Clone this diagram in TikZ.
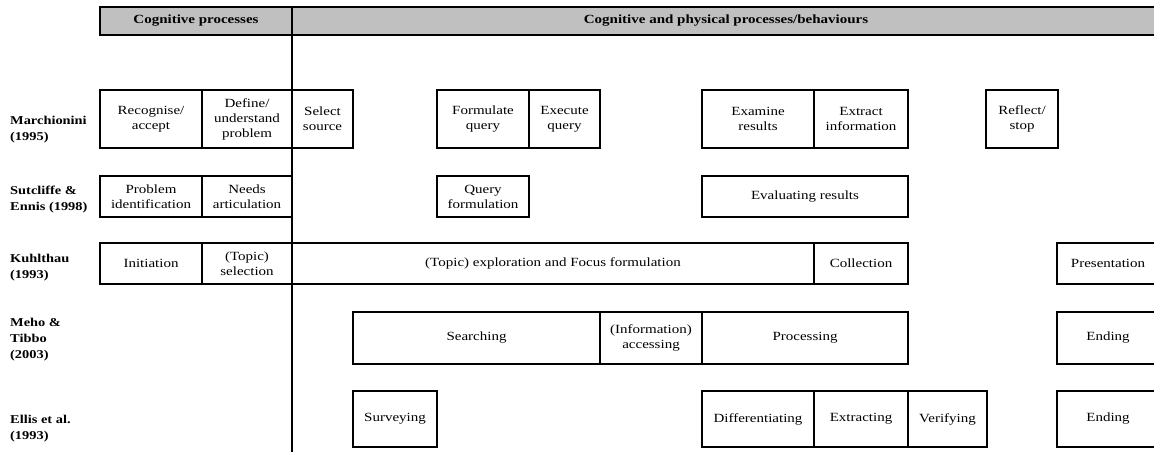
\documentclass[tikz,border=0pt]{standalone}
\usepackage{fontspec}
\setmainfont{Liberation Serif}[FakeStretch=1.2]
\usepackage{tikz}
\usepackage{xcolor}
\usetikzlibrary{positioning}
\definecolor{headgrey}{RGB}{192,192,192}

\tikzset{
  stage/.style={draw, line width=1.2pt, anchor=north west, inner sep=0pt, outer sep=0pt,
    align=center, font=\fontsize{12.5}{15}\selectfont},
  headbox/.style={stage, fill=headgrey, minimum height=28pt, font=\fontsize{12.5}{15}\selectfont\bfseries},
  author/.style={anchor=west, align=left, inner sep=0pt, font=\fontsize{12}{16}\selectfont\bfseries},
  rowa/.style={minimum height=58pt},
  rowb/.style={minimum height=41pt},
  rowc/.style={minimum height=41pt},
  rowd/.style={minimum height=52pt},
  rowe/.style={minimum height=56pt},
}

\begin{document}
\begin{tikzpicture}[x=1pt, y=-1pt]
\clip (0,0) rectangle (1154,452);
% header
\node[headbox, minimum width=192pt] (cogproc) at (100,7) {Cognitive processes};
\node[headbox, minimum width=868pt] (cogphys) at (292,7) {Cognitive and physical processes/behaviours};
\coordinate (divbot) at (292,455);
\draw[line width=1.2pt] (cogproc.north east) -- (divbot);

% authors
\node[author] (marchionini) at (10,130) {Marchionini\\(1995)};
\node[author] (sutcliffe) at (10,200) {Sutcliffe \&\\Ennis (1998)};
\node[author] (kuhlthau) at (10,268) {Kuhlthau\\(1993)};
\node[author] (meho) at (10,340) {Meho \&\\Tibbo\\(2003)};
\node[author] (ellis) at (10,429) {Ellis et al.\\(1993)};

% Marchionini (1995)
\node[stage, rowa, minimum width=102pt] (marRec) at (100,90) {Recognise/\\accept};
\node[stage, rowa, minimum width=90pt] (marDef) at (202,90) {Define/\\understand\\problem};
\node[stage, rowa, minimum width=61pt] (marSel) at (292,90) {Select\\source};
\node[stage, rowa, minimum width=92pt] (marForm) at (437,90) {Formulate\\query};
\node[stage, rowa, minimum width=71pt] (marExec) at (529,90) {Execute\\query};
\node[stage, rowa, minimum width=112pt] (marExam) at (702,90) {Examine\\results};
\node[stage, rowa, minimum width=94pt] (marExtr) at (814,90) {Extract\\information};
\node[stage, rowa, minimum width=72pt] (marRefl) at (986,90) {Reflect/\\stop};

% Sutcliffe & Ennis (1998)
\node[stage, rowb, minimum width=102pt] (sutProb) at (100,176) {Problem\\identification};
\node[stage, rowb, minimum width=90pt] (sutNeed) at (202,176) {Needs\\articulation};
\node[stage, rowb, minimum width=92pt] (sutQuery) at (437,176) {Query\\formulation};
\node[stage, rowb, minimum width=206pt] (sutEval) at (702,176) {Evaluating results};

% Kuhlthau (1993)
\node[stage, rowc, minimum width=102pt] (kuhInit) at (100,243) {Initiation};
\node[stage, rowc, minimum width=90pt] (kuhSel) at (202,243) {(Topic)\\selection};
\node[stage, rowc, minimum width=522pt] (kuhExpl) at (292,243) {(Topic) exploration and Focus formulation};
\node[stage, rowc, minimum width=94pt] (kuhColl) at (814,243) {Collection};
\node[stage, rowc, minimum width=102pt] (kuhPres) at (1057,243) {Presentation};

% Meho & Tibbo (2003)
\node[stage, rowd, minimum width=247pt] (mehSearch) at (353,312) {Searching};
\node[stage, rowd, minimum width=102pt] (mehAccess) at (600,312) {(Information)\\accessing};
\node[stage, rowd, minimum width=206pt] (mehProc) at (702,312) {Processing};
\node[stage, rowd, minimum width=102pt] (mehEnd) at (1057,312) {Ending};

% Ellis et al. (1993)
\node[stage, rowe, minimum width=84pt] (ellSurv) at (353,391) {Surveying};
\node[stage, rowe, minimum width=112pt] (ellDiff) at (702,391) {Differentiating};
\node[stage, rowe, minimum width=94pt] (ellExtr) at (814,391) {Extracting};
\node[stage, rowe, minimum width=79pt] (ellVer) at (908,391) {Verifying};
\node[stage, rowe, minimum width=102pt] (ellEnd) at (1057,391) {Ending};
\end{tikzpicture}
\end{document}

━━━━━━━━━━━━━━━━━━━━━━━━━━━━━━

* **Directions for this task**
From the first line above down to the line with "east) -- (divbot);", reproduce every line and no others, omitting pictures.

* **Answer for the task**
Clone this diagram in TikZ.
\documentclass[tikz,border=0pt]{standalone}
\usepackage{fontspec}
\setmainfont{Liberation Serif}[FakeStretch=1.2]
\usepackage{tikz}
\usepackage{xcolor}
\usetikzlibrary{positioning}
\definecolor{headgrey}{RGB}{192,192,192}

\tikzset{
  stage/.style={draw, line width=1.2pt, anchor=north west, inner sep=0pt, outer sep=0pt,
    align=center, font=\fontsize{12.5}{15}\selectfont},
  headbox/.style={stage, fill=headgrey, minimum height=28pt, font=\fontsize{12.5}{15}\selectfont\bfseries},
  author/.style={anchor=west, align=left, inner sep=0pt, font=\fontsize{12}{16}\selectfont\bfseries},
  rowa/.style={minimum height=58pt},
  rowb/.style={minimum height=41pt},
  rowc/.style={minimum height=41pt},
  rowd/.style={minimum height=52pt},
  rowe/.style={minimum height=56pt},
}

\begin{document}
\begin{tikzpicture}[x=1pt, y=-1pt]
\clip (0,0) rectangle (1154,452);
% header
\node[headbox, minimum width=192pt] (cogproc) at (100,7) {Cognitive processes};
\node[headbox, minimum width=868pt] (cogphys) at (292,7) {Cognitive and physical processes/behaviours};
\coordinate (divbot) at (292,455);
\draw[line width=1.2pt] (cogproc.north east) -- (divbot);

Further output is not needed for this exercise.